Received date: 2014-12-22; Accepted date: 2015-04-20

Corresponding author: HAO Zhi-yong, Professor, PhD; Tel: +86–571–87953286; E-mail: haozy@zju.edu.cn

Abstract: Combustion noise takes large proportion in diesel engine noise and the studies of its influence factors play an important role in noise reduction. Engine noise and cylinder pressure measurement experiments were carried out. And the improved attenuation curves were obtained, by which the engine noise was predicted. The effect of fuel injection parameters in combustion noise was investigated during the combustion process. At last, the method combining single variable optimization and multivariate combination was introduced to online optimize the combustion noise.

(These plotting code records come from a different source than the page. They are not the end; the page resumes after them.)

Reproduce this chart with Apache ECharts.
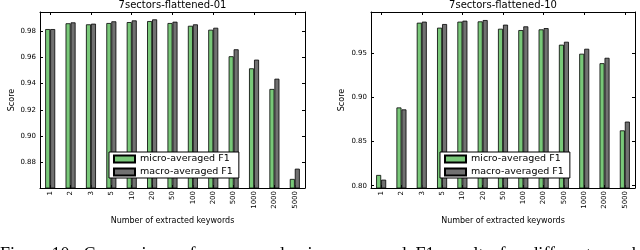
<!DOCTYPE html>
<html><head><meta charset="utf-8">
<script src="https://cdn.jsdelivr.net/npm/echarts@6/dist/echarts.min.js"></script>
<style>html,body{margin:0;padding:0;background:#fff}#c{width:640px;height:250px}</style>
</head><body><div id="c"></div>
<script>
const categories = ['1','2','3','5','10','20','50','100','200','500','1000','2000','5000'];
const micro01 = [0.9815,0.9859,0.9851,0.9861,0.9868,0.9876,0.9861,0.9840,0.9810,0.9608,0.9516,0.9359,0.8674];
const macro01 = [0.9815,0.9866,0.9856,0.9874,0.9881,0.9889,0.9871,0.9851,0.9825,0.9661,0.9582,0.9437,0.8752];
const micro10 = [0.8121,0.8883,0.9839,0.9783,0.9851,0.9854,0.9771,0.9756,0.9764,0.9591,0.9489,0.9382,0.8624];
const macro10 = [0.8068,0.8861,0.9851,0.9824,0.9862,0.9869,0.9817,0.9798,0.9778,0.9624,0.9545,0.9443,0.8723];
const ticks01 = [0.88,0.90,0.92,0.94,0.96,0.98];
const ticks10 = [0.80,0.85,0.90,0.95];
const titles = ['7sectors-flattened-01','7sectors-flattened-10'];
const seriesNames = ['micro-averaged F1','macro-averaged F1'];
const xName = 'Number of extracted keywords';
const yName = 'Score';
const caption = 'Figure 10:  Comparison  of  macro  and  micro-averaged  F1  results  for  different  number  of  extracted  keywords';

const FONT = 'DejaVu Sans';
const GREEN = '#79c879', GRAY = '#717171';
const chart = echarts.init(document.getElementById('c'), null, {renderer:'canvas'});

const line = {show:true, lineStyle:{color:'#000', width:1}};
const tick = {show:true, inside:true, length:3, lineStyle:{color:'#000', width:1}};
function xAxes(gi){
  return [
    {type:'category', gridIndex:gi, data:categories, position:'bottom', axisLine:line,
     axisTick:Object.assign({alignWithLabel:true}, tick),
     axisLabel:{rotate:90, margin:3, fontFamily:FONT, fontSize:7, color:'#000', interval:0},
     name:xName, nameLocation:'middle', nameGap:23, nameTextStyle:{fontFamily:FONT, fontSize:8, color:'#000'}},
    {type:'category', gridIndex:gi, data:categories, position:'top', axisLine:line,
     axisTick:Object.assign({alignWithLabel:true}, tick), axisLabel:{show:false}}
  ];
}
function yAxes(gi, min, max, list, gap){
  return [
    {type:'value', gridIndex:gi, min:min, max:max, position:'left', axisLine:line,
     axisTick:Object.assign({customValues:list}, tick),
     splitLine:{show:false},
     axisLabel:{customValues:list, formatter:v => v.toFixed(2), margin:4, fontFamily:FONT, fontSize:7, color:'#000'},
     name:yName, nameLocation:'middle', nameGap:gap, nameTextStyle:{fontFamily:FONT, fontSize:8, color:'#000'}},
    {type:'value', gridIndex:gi, min:min, max:max, position:'right', axisLine:line,
     axisTick:Object.assign({customValues:list}, tick),
     splitLine:{show:false}, axisLabel:{show:false}}
  ];
}
function bar(name, data, color, xi, yi){
  return {type:'bar', name:name, data:data, xAxisIndex:xi, yAxisIndex:yi, barWidth:5, barGap:'0%',
    itemStyle:{color:color, borderColor:'#000', borderWidth:0.8}, animation:false};
}
function legend(left){
  return {left:left, top:152, orient:'vertical', data:seriesNames, icon:'rect', itemWidth:21, itemHeight:7,
    itemGap:3, padding:[2,6,1,4], backgroundColor:'#fff', borderColor:'#000', borderWidth:1, z:20,
    selectedMode:false, textStyle:{fontFamily:FONT, fontSize:9.5, color:'#000', lineHeight:10}};
}
chart.setOption({
  animation:false,
  title:[
    {text:titles[0], left:172.5, top:0, padding:0, textAlign:'center', textStyle:{fontFamily:FONT, fontSize:10, fontWeight:'normal', color:'#000'}},
    {text:titles[1], left:503, top:0, padding:0, textAlign:'center', textStyle:{fontFamily:FONT, fontSize:10, fontWeight:'normal', color:'#000'}}
  ],
  grid:[
    {left:40, right:335, top:12, bottom:62},
    {left:371, right:5, top:12, bottom:62}
  ],
  legend:[legend(109), legend(440)],
  xAxis:[...xAxes(0), ...xAxes(1)],
  yAxis:[...yAxes(0, 0.8605, 0.9945, ticks01, 24), ...yAxes(1, 0.7974, 0.996, ticks10, 25)],
  series:[
    bar(seriesNames[0], micro01, GREEN, 0, 0),
    bar(seriesNames[1], macro01, GRAY, 0, 0),
    bar(seriesNames[0], micro10, GREEN, 2, 2),
    bar(seriesNames[1], macro10, GRAY, 2, 2)
  ],
  graphic:[{type:'text', left:0, top:246, style:{text:caption, fontFamily:'Liberation Serif', fontSize:18, fill:'#000'}}]
});
</script></body></html>
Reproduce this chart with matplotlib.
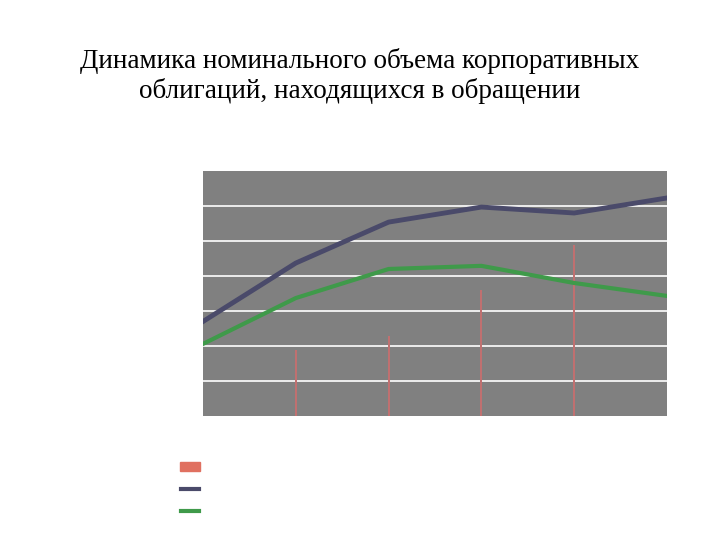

The results show that injection parameters can affect the cylinder pressure rise rate and heat release rate, and consequently affect the cylinder pressure load and pressure oscillation to influence the combustion noise. Among these parameters, main injection advance angle has the greatest influence on the combustion noise, while the pilot injection interval time takes the second place, and the pilot injection quantity is of minimal impact. After the optimal design of the combustion noise, the average sound pressure level of the engine is distinctly reduced by 1.0 dB(A) generally. Meanwhile, the power, emission and economy performances are ensured.